_Short problem_
Repeat what the lines below say, word for word, and skip every image.

_Data excerpt_
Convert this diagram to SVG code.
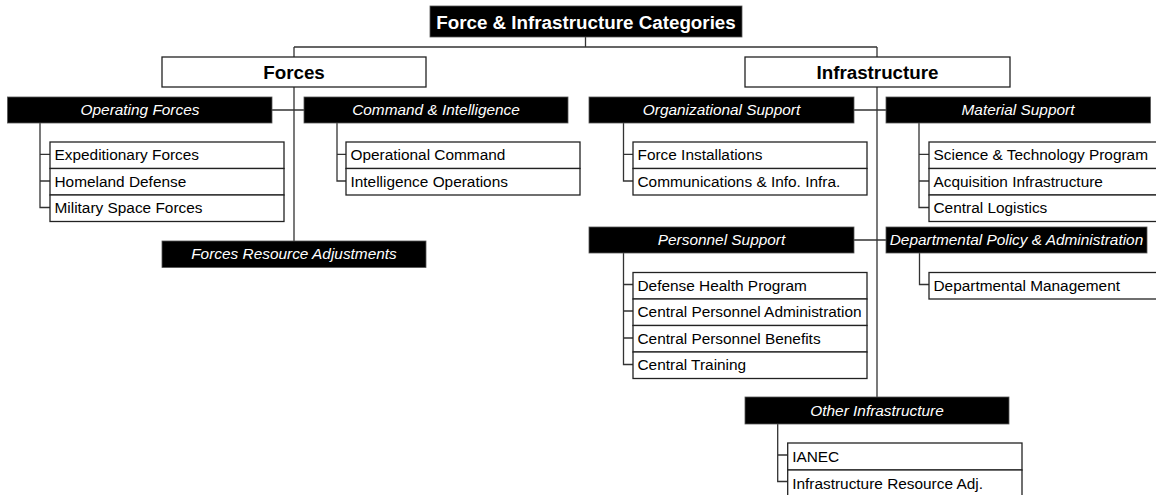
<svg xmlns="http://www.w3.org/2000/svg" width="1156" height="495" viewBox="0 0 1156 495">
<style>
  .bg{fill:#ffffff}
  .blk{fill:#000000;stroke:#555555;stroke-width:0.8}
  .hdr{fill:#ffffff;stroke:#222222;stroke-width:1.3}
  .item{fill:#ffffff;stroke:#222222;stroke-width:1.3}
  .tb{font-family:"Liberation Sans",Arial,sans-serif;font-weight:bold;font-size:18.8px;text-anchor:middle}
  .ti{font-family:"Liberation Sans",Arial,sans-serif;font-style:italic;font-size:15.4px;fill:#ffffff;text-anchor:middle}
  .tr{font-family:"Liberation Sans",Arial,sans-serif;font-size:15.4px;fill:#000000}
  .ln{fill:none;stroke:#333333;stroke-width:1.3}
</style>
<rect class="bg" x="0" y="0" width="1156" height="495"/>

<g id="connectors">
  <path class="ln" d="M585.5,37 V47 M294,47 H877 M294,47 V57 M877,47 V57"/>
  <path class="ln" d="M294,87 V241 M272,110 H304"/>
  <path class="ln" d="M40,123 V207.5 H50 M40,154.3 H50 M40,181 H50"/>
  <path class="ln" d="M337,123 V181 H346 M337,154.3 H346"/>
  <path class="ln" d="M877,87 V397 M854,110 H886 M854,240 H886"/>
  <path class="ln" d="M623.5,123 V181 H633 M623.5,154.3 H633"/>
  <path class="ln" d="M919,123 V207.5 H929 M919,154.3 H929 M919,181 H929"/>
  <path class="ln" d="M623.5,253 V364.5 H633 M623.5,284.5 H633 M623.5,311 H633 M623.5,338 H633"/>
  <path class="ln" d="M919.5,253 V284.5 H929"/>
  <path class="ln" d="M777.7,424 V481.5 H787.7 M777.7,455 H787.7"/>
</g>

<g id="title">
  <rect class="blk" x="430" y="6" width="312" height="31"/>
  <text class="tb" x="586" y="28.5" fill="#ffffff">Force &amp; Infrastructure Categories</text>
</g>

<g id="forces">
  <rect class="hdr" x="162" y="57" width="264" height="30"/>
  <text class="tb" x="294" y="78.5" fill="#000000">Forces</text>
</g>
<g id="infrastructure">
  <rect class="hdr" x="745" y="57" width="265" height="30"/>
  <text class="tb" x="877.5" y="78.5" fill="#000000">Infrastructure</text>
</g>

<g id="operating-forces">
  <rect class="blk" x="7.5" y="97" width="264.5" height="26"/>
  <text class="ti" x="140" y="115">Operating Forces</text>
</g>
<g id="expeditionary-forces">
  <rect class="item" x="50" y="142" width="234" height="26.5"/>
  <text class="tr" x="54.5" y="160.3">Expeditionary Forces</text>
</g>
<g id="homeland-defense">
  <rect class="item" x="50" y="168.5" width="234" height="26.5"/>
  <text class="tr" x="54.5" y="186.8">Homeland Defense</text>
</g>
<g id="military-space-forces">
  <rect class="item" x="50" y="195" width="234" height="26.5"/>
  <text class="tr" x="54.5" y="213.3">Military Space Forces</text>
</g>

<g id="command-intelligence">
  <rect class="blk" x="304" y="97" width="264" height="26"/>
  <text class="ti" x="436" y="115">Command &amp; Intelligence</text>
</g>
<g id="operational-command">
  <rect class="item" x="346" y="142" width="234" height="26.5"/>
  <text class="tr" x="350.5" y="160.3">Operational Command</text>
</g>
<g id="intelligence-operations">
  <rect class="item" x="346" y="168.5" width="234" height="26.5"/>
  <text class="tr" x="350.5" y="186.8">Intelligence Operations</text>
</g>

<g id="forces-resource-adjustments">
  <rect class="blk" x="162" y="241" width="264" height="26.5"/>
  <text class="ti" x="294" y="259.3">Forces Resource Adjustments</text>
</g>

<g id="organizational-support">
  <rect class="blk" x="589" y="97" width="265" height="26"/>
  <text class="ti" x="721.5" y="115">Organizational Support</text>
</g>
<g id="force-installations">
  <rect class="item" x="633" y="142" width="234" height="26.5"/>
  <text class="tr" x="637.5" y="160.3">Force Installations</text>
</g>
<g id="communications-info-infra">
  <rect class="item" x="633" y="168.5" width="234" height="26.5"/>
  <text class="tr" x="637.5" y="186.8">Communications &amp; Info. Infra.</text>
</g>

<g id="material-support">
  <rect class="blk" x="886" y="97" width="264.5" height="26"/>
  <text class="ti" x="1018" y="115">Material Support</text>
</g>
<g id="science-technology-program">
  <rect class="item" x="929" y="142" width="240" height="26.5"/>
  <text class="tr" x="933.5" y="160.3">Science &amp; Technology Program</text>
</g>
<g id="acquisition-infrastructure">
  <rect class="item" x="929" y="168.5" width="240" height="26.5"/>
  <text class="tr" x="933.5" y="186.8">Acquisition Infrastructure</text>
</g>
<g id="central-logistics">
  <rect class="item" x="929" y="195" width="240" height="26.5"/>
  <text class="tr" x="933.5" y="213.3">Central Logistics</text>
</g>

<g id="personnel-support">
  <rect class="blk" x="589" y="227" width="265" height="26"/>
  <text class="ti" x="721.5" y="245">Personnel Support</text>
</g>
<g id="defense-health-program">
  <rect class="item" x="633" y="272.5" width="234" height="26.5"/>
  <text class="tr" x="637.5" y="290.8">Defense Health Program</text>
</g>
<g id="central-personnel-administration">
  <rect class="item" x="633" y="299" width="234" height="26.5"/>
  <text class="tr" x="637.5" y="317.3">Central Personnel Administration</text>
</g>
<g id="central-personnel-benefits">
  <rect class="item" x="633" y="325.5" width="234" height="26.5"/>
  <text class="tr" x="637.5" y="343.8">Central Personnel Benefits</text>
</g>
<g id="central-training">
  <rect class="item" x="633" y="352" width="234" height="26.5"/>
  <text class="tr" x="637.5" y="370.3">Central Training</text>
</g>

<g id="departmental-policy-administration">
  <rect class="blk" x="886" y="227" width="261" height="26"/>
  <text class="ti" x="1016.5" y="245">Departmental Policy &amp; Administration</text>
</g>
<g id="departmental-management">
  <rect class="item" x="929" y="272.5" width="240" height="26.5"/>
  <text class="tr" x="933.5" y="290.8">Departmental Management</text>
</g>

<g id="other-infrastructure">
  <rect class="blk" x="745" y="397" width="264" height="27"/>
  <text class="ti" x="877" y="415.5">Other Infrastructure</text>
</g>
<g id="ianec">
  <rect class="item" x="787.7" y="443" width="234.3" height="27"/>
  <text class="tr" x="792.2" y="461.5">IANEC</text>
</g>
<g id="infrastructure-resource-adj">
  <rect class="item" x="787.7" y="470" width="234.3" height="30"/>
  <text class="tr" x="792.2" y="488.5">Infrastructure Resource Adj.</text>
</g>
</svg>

_Completed exercise_
Convert this diagram to SVG code.
<svg xmlns="http://www.w3.org/2000/svg" width="1156" height="495" viewBox="0 0 1156 495">
<style>
  .bg{fill:#ffffff}
  .blk{fill:#000000;stroke:#555555;stroke-width:0.8}
  .hdr{fill:#ffffff;stroke:#222222;stroke-width:1.3}
  .item{fill:#ffffff;stroke:#222222;stroke-width:1.3}
  .tb{font-family:"Liberation Sans",Arial,sans-serif;font-weight:bold;font-size:18.8px;text-anchor:middle}
  .ti{font-family:"Liberation Sans",Arial,sans-serif;font-style:italic;font-size:15.4px;fill:#ffffff;text-anchor:middle}
  .tr{font-family:"Liberation Sans",Arial,sans-serif;font-size:15.4px;fill:#000000}
  .ln{fill:none;stroke:#333333;stroke-width:1.3}
</style>
<rect class="bg" x="0" y="0" width="1156" height="495"/>

<g id="connectors">
  <path class="ln" d="M585.5,37 V47 M294,47 H877 M294,47 V57 M877,47 V57"/>
  <path class="ln" d="M294,87 V241 M272,110 H304"/>
  <path class="ln" d="M40,123 V207.5 H50 M40,154.3 H50 M40,181 H50"/>
  <path class="ln" d="M337,123 V181 H346 M337,154.3 H346"/>
  <path class="ln" d="M877,87 V397 M854,110 H886 M854,240 H886"/>
  <path class="ln" d="M623.5,123 V181 H633 M623.5,154.3 H633"/>
  <path class="ln" d="M919,123 V207.5 H929 M919,154.3 H929 M919,181 H929"/>
  <path class="ln" d="M623.5,253 V364.5 H633 M623.5,284.5 H633 M623.5,311 H633 M623.5,338 H633"/>
  <path class="ln" d="M919.5,253 V284.5 H929"/>
  <path class="ln" d="M777.7,424 V481.5 H787.7 M777.7,455 H787.7"/>
</g>

<g id="title">
  <rect class="blk" x="430" y="6" width="312" height="31"/>
  <text class="tb" x="586" y="28.5" fill="#ffffff">Force &amp; Infrastructure Categories</text>
</g>

<g id="forces">
  <rect class="hdr" x="162" y="57" width="264" height="30"/>
  <text class="tb" x="294" y="78.5" fill="#000000">Forces</text>
</g>
<g id="infrastructure">
  <rect class="hdr" x="745" y="57" width="265" height="30"/>
  <text class="tb" x="877.5" y="78.5" fill="#000000">Infrastructure</text>
</g>

<g id="operating-forces">
  <rect class="blk" x="7.5" y="97" width="264.5" height="26"/>
  <text class="ti" x="140" y="115">Operating Forces</text>
</g>
<g id="expeditionary-forces">
  <rect class="item" x="50" y="142" width="234" height="26.5"/>
  <text class="tr" x="54.5" y="160.3">Expeditionary Forces</text>
</g>
<g id="homeland-defense">
  <rect class="item" x="50" y="168.5" width="234" height="26.5"/>
  <text class="tr" x="54.5" y="186.8">Homeland Defense</text>
</g>
<g id="military-space-forces">
  <rect class="item" x="50" y="195" width="234" height="26.5"/>
  <text class="tr" x="54.5" y="213.3">Military Space Forces</text>
</g>

<g id="command-intelligence">
  <rect class="blk" x="304" y="97" width="264" height="26"/>
  <text class="ti" x="436" y="115">Command &amp; Intelligence</text>
</g>
<g id="operational-command">
  <rect class="item" x="346" y="142" width="234" height="26.5"/>
  <text class="tr" x="350.5" y="160.3">Operational Command</text>
</g>
<g id="intelligence-operations">
  <rect class="item" x="346" y="168.5" width="234" height="26.5"/>
  <text class="tr" x="350.5" y="186.8">Intelligence Operations</text>
</g>

<g id="forces-resource-adjustments">
  <rect class="blk" x="162" y="241" width="264" height="26.5"/>
  <text class="ti" x="294" y="259.3">Forces Resource Adjustments</text>
</g>

<g id="organizational-support">
  <rect class="blk" x="589" y="97" width="265" height="26"/>
  <text class="ti" x="721.5" y="115">Organizational Support</text>
</g>
<g id="force-installations">
  <rect class="item" x="633" y="142" width="234" height="26.5"/>
  <text class="tr" x="637.5" y="160.3">Force Installations</text>
</g>
<g id="communications-info-infra">
  <rect class="item" x="633" y="168.5" width="234" height="26.5"/>
  <text class="tr" x="637.5" y="186.8">Communications &amp; Info. Infra.</text>
</g>

<g id="material-support">
  <rect class="blk" x="886" y="97" width="264.5" height="26"/>
  <text class="ti" x="1018" y="115">Material Support</text>
</g>
<g id="science-technology-program">
  <rect class="item" x="929" y="142" width="240" height="26.5"/>
  <text class="tr" x="933.5" y="160.3">Science &amp; Technology Program</text>
</g>
<g id="acquisition-infrastructure">
  <rect class="item" x="929" y="168.5" width="240" height="26.5"/>
  <text class="tr" x="933.5" y="186.8">Acquisition Infrastructure</text>
</g>
<g id="central-logistics">
  <rect class="item" x="929" y="195" width="240" height="26.5"/>
  <text class="tr" x="933.5" y="213.3">Central Logistics</text>
</g>

<g id="personnel-support">
  <rect class="blk" x="589" y="227" width="265" height="26"/>
  <text class="ti" x="721.5" y="245">Personnel Support</text>
</g>
<g id="defense-health-program">
  <rect class="item" x="633" y="272.5" width="234" height="26.5"/>
  <text class="tr" x="637.5" y="290.8">Defense Health Program</text>
</g>
<g id="central-personnel-administration">
  <rect class="item" x="633" y="299" width="234" height="26.5"/>
  <text class="tr" x="637.5" y="317.3">Central Personnel Administration</text>
</g>
<g id="central-personnel-benefits">
  <rect class="item" x="633" y="325.5" width="234" height="26.5"/>
  <text class="tr" x="637.5" y="343.8">Central Personnel Benefits</text>
</g>
<g id="central-training">
  <rect class="item" x="633" y="352" width="234" height="26.5"/>
  <text class="tr" x="637.5" y="370.3">Central Training</text>
</g>

<g id="departmental-policy-administration">
  <rect class="blk" x="886" y="227" width="261" height="26"/>
  <text class="ti" x="1016.5" y="245">Departmental Policy &amp; Administration</text>
</g>
<g id="departmental-management">
  <rect class="item" x="929" y="272.5" width="240" height="26.5"/>
  <text class="tr" x="933.5" y="290.8">Departmental Management</text>
</g>

<g id="other-infrastructure">
  <rect class="blk" x="745" y="397" width="264" height="27"/>
  <text class="ti" x="877" y="415.5">Other Infrastructure</text>
</g>
<g id="ianec">
  <rect class="item" x="787.7" y="443" width="234.3" height="27"/>
  <text class="tr" x="792.2" y="461.5">IANEC</text>
</g>
<g id="infrastructure-resource-adj">
  <rect class="item" x="787.7" y="470" width="234.3" height="30"/>
  <text class="tr" x="792.2" y="488.5">Infrastructure Resource Adj.</text>
</g>
</svg>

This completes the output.